The engineering team at Microsoft responsible for Office 365 published a lengthy blog post about the outage on Tuesday. Microsoft is not always very transparent so it is refreshing to get an explanation and – more importantly – to get Promises To Do Better instead of defensiveness.
There is more in the blog post but here are the details about Tuesday’s outage:
“From 9:08AM to 2:10PM PST today, November 13th, some customers in North and South America were unable to access email services. The service incident resulted from a combination of issues related to maintenance, network element failures, and increased load on the service. This morning, the Office 365 team was performing planned non-impacting network maintenance by shifting some load out of the datacenters under maintenance.
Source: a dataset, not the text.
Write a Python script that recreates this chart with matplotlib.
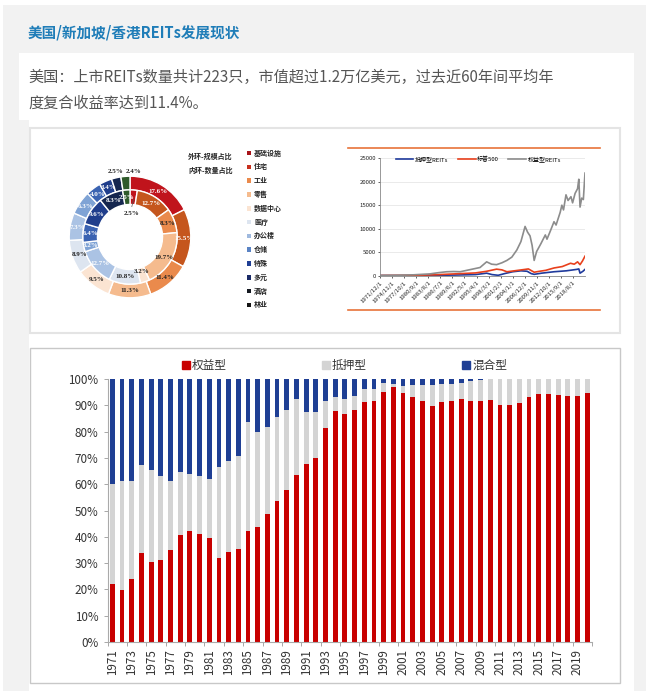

In combination with this standard process, we experienced a ‘gray’ failure of some active network elements; the elements failed, but did not alert us to their failure. Additionally, we have an increasing load of customers on-boarding to the service. These three issues in combination caused customer access to email services to be degraded for an extended period of time. By 10:42am PST, remediation work was underway to balance users to healthy sites, broaden the service access points and remediate the failed network devices. At 2:10PM PST all services were fully restored. Significant capacity increase has already been well underway, but we are also adding automated handling on these gray failures to speed recovery time. Across the organization, we are executing a full review of our processes to proactively identify further actions needed to avoid these situations.”
Outages happen. It’s part of the process of strengthening the cloud services. The serious online service providers – Microsoft, Amazon, Google, Apple – are making their systems more redundant and less likely to crack under pressure. We can only hope they stay ahead of the increasing demand and the ever-growing load.